How do we render this encounter of two aesthetic worlds born of the unlikely overlap of modernity and eternity? We use Copernicus’ transition from the closed world to the infinite universe. According to contemporary German philosopher Sloterdijk, the fundamental form of nature and thought is the sphere. This will be the leitmotif of the following proposal. An optimistic figure of perfection, the sphere offers a gentle transition of the radical changes of the image of the world extending from the disc imagined by Ptolemy with its geo-centred circles to the globe; from the simple inhabited entity to the very incarnation of the world.
The zoo as sphere is seen as a metaphor for the history of humanity, the deep connection between man and his environment and the link between self and other.
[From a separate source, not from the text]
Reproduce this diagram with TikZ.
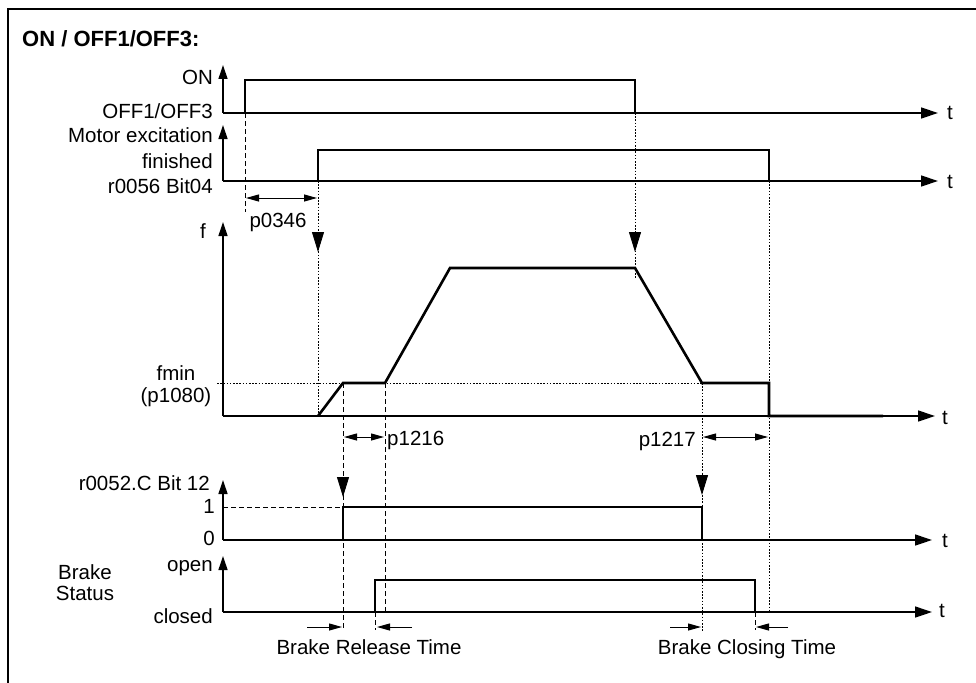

It makes this coexistence possible by demonstrating the idea that it is possible to produce an ideal world that can easily translate to the real world. The spheres determine the variable boundaries of our living space, whether it has the intimacy of a bubble or the cosmopolitan immensity of a globe.
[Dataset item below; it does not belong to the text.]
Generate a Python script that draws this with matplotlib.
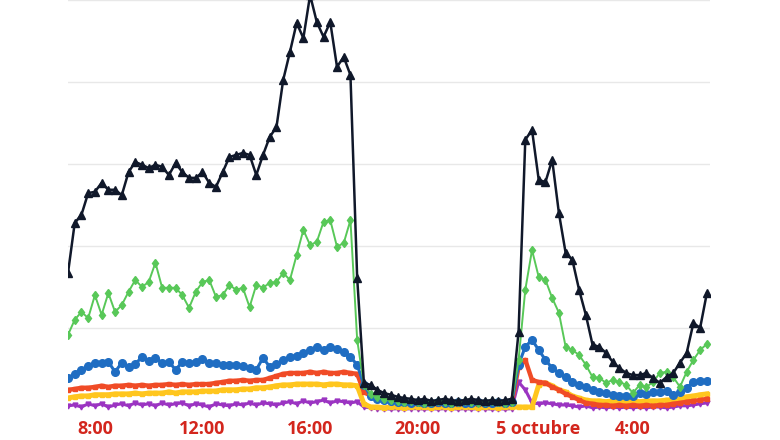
import matplotlib
matplotlib.use("Agg")
import matplotlib.pyplot as plt
import matplotlib.transforms as mtransforms
import pandas as pd

# 15-minute samples from 4 Oct 07:00 to 5 Oct 06:45
times = pd.date_range("2023-10-04 07:00", periods=96, freq="15min")

tick_times = pd.to_datetime(["2023-10-04 08:00", "2023-10-04 12:00", "2023-10-04 16:00",
                             "2023-10-04 20:00", "2023-10-05 00:00", "2023-10-05 04:00"])
tick_labels = ["8:00", "12:00", "16:00", "20:00", "5 octubre", "4:00"]

black = [33.4, 45.6, 47.6, 52.9, 53.2, 55.4, 53.7, 53.7, 52.4, 58.0, 60.5, 59.8, 59.0, 59.8, 59.3,
         57.3, 60.2, 58.0, 56.6, 56.6, 58.0, 55.4, 54.4, 58.0, 61.7, 62.2, 62.7, 62.2, 57.3, 62.2,
         66.6, 69.0, 80.5, 87.3, 94.4, 90.7, 101.2, 94.6, 91.0, 94.6, 83.7, 86.1, 81.7, 32.2, 6.6,
         6.1, 4.9, 4.1, 3.7, 3.2, 2.9, 2.7, 2.4, 2.7, 2.2, 2.4, 2.7, 2.4, 2.2, 2.4, 2.7, 2.4, 2.2,
         2.4, 2.2, 2.4, 2.7,
         19.0, 65.9, 68.3, 56.1, 55.6, 61.0, 48.0, 38.3, 36.6, 29.3, 23.2, 15.9, 15.4, 13.9, 11.7,
         10.2, 9.0, 8.5, 8.5, 9.0, 7.8, 6.6, 8.0, 9.0, 11.5, 13.9, 21.2, 20.0, 28.5]

green = [18.3, 22.0, 23.9, 22.4, 28.0, 23.2, 28.5, 23.9, 25.6, 28.8, 31.7, 30.0, 31.2, 35.9, 29.8,
         29.8, 29.8, 28.0, 24.9, 28.8, 31.2, 31.7, 27.6, 28.0, 30.5, 29.3, 29.8, 25.1, 30.5, 29.8,
         31.0, 31.2, 33.4, 31.7, 37.8, 43.9, 40.2, 41.0, 45.9, 46.3, 39.8, 40.7, 46.3, 17.1, 6.1,
         3.9, 3.2, 2.7, 2.4, 2.2, 2.0, 2.2, 2.0, 1.7, 2.0, 2.2, 2.0, 1.7, 2.0, 2.2, 2.0, 1.7, 2.0,
         2.2, 2.0, 1.7, 2.0,
         12.2, 29.3, 39.0, 32.4, 31.7, 27.3, 23.7, 15.4, 14.6, 13.4, 11.0, 8.0, 7.8, 6.6, 7.3,
         6.8, 6.1, 4.1, 6.1, 5.6, 6.8, 9.0, 9.3, 8.0, 5.6, 9.3, 12.2, 14.6, 16.1]

blue = [7.8, 8.8, 9.8, 10.7, 11.5, 11.5, 11.7, 9.3, 11.5, 10.5, 11.2, 12.9, 12.0, 12.7, 11.5,
        11.7, 9.8, 11.7, 11.5, 11.7, 12.4, 11.5, 11.5, 11.0, 11.0, 11.0, 10.7, 10.2, 9.8, 12.7,
        10.5, 11.2, 12.2, 12.9, 13.2, 13.9, 14.6, 15.4, 14.6, 15.4, 14.9, 14.1, 12.9, 11.0, 6.1,
        3.4, 2.7, 2.4, 2.2, 2.0, 2.0, 1.7, 2.0, 1.7, 1.7, 2.0, 1.7, 1.7, 2.0, 1.7, 1.7, 2.0, 1.7,
        1.7, 2.0, 1.7, 2.0,
        11.0, 15.4, 17.1, 14.6, 12.2, 10.2, 9.0, 8.0, 6.8, 6.1, 5.6, 4.9, 4.4, 4.1, 3.7,
        3.4, 3.4, 3.4, 4.1, 3.9, 4.4, 4.4, 4.6, 3.7, 4.4, 5.4, 6.8, 7.1, 7.1]

red = [4.9, 5.1, 5.4, 5.4, 5.6, 5.9, 5.6, 5.9, 5.9, 6.1, 5.9, 6.1, 5.9, 6.1, 6.1,
       6.3, 6.1, 6.3, 6.1, 6.3, 6.3, 6.3, 6.6, 6.8, 7.1, 7.1, 7.3, 7.1, 7.3, 7.3,
       7.8, 8.3, 8.8, 9.0, 9.0, 9.0, 9.3, 9.0, 9.3, 9.0, 9.0, 9.3, 9.0, 8.8, 4.4,
       3.4, 2.7, 2.4, 2.2, 2.0, 2.0, 1.7, 1.7, 1.5, 1.7, 1.5, 1.5, 1.7, 1.5, 1.5, 1.7, 1.5, 1.5,
       1.5, 1.7, 1.5, 1.7,
       10.5, 12.2, 7.3, 6.8, 6.6, 5.6, 4.9, 3.9, 3.2, 2.4, 1.7, 1.5, 1.2, 1.2, 1.0,
       1.2, 1.0, 1.2, 1.0, 1.2, 1.0, 1.2, 1.2, 1.5, 1.7, 2.0, 2.2, 2.4, 2.7]

yellow = [2.9, 3.2, 3.4, 3.4, 3.7, 3.7, 3.7, 3.9, 3.9, 3.9, 4.1, 3.9, 4.1, 4.1, 4.1,
          4.4, 4.1, 4.4, 4.4, 4.4, 4.6, 4.6, 4.6, 4.9, 4.9, 4.9, 5.1, 5.1, 5.4, 5.4,
          5.6, 5.9, 6.1, 6.1, 6.3, 6.3, 6.3, 6.3, 6.1, 6.3, 6.3, 6.1, 6.1, 5.9, 1.5,
          0.7, 0.7, 0.5, 0.7, 0.7, 0.5, 0.7, 0.7, 0.7, 0.5, 0.7, 0.7, 0.5, 0.7, 0.7, 0.7, 0.5, 0.7,
          0.7, 0.5, 0.7, 0.7,
          0.7, 0.7, 0.7, 6.1, 6.6, 5.9, 4.9, 4.4, 3.4, 2.9, 2.4, 2.2, 2.2, 2.0, 2.2,
          2.0, 2.0, 2.2, 2.0, 2.2, 2.2, 2.2, 2.4, 2.4, 2.7, 3.2, 3.4, 3.7, 3.9]

purple = [1.0, 1.2, 0.7, 1.5, 1.0, 1.5, 0.7, 1.2, 1.5, 1.0, 1.7, 1.2, 1.5, 1.0, 1.7,
          1.2, 1.5, 1.7, 1.0, 1.5, 1.2, 0.7, 1.5, 1.2, 1.0, 1.5, 1.2, 1.7, 1.2, 1.7,
          1.5, 1.2, 1.7, 2.0, 1.5, 2.2, 1.7, 2.0, 2.4, 1.7, 2.2, 2.0, 1.7, 2.0, 0.7,
          0.5, 0.3, 0.3, 0.2, 0.3, 0.2, 0.3, 0.3, 0.2, 0.3, 0.2, 0.3, 0.3, 0.2, 0.3, 0.2, 0.3, 0.3,
          0.2, 0.3, 0.2, 0.3,
          6.8, 4.9, 1.7, 1.5, 1.7, 1.5, 1.2, 1.2, 1.0, 0.7, 1.0, 0.5, 0.7, 0.5, 0.7,
          0.5, 0.7, 0.5, 0.7, 0.5, 0.7, 0.7, 0.5, 0.7, 1.0, 1.0, 1.2, 1.5, 1.7]

fig = plt.figure(figsize=(7.8, 4.4), dpi=100)
ax = fig.add_axes([68 / 780, 26 / 440, 642 / 780, 414 / 440])

ax.plot(times, purple, color="#9b34c2", lw=2.2, marker="v", ms=3.5, zorder=2)
ax.plot(times, yellow, color="#ffc61e", lw=3.6, marker="s", ms=3.5, zorder=3)
ax.plot(times, red, color="#f04b26", lw=3.2, marker="s", ms=3.5, zorder=4)
ax.plot(times, blue, color="#1f6dc2", lw=2.2, marker="o", ms=5.5, zorder=5)
ax.plot(times, green, color="#58c858", lw=1.4, marker="d", ms=4.5, zorder=6)
ax.plot(times, black, color="#10182a", lw=1.8, marker="^", ms=5.5, zorder=7)

ax.set_ylim(-1, 100)
ax.set_xlim(pd.Timestamp("2023-10-04 07:00"), pd.Timestamp("2023-10-05 06:52"))
ax.set_yticks([20, 40, 60, 80, 100])
ax.yaxis.grid(True, color="#e8e8e8", lw=1.0, zorder=0)
ax.set_axisbelow(True)
ax.tick_params(axis="y", left=False, labelleft=False)
ax.set_xticks(tick_times)
ax.set_xticklabels(tick_labels, color="#d3261d", fontweight="bold", fontsize=13,
                   family=["Open Sans", "DejaVu Sans"])
ax.tick_params(axis="x", length=0, pad=4)
for s in ax.spines.values():
    s.set_visible(False)

lab = ax.get_xticklabels()[4]
lab.set_transform(lab.get_transform() + mtransforms.ScaledTranslation(13 / 100, 0, fig.dpi_scale_trans))

fig.savefig("out.png", dpi=100, facecolor="white")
The project will develop a cult of the instantaneous, reveal the fleeting, heighten awareness of passing time, the emotion of the seasons and finally nature as a positive counterpoint to the urbanisation of the city of Saint Petersburg. This architecture and landscape will evoke a rich and multifarious land in which a multitude of animal discoveries are concealed for the pleasure and curiosity of visitors, young and old. The Primorskiy zoological park is cut off from its immediate neighborhood, gaining in density to become wild and mysterious: a park and garden as a place of popular privilege, the nobility of the future city.
Architecture disappears in favor of geography, controlled like the resurgence of a landscape to be discovered. The entity grouping of the set of utilities is crucial to the running of the zoo and becomes a signal, a view point, an identity-based relief between form and shapelessness pierced with cavities. Like a peninsula, it generates an above and a below which communicate and interpenetrate. It develops areas of light, uncertainties, views, reflections and depths offering the first emotions of a visit that will play with weather and seasons throughout six biozones: South East Asia with Japan, Eurasia, Africa with Madagascar, Australia, South America, and North America with the North Pole.
In this introduction to the globe, it will be the zoo’s job to make man, animals and plants relate to each other, through colors, through smells, through the immersion of our body in the body of nature. It will consist in presenting the impossible as possible and the unthinkable as obvious. We would like the zoo to be a place of experiences, sensuous and educational to begin with, and then physiological – a place where you discover nature at the same time as your own nature, the scene of an interaction between man and animals where reason aims at apprehending everything and refusing everything, the universal of belonging and the subjectivity of the individual. Artifice / Nature is the theme of an intriguing, mysterious, attractive, off-kilter strategy at the service of the animals and their well-being.